IEEE Access (Jan 2021)
A Survey on the Security of Wired, Wireless, and 3D Network-on-Chips
Abstract
Network-on-Chips (NoCs) have been widely used as a scalable communication solution in the design of multiprocessor system-on-chips (MPSoCs). NoCs enable communications between on-chip Intellectual Property (IP) cores and allow processing cores to achieve higher performance by outsourcing their communication tasks. NoC paradigm is based on the idea of resource sharing in which hardware resources, including buffers, communication links, routers, etc., are shared between all IPs of the MPSoC. In fact, the data being routed by each NoC router might not be related to the router’s local core. Such a utilization-centric design approach can raise security issues in NoC-based designs, e.g., integrity and confidentiality of the data being routed in an NoC might be compromised by unauthorized accesses/modifications of intermediate routers.

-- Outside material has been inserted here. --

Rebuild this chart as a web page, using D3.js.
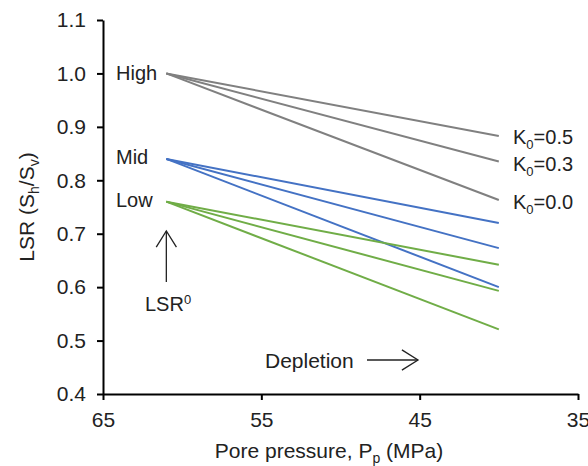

Many papers in the literature have discovered and addressed security holes of NoCs, aiming at improving the security of the NoC paradigm. However, to the best of our knowledge, there is no solid survey study on the security vulnerabilities and countermeasures for NoCs. This paper will review security threats and countermeasures proposed so far for wired NoCs, wireless NoCs, and 3D NoCs. The paper aims at giving the readers an insight into the attacks and weaknesses/strengths of countermeasures.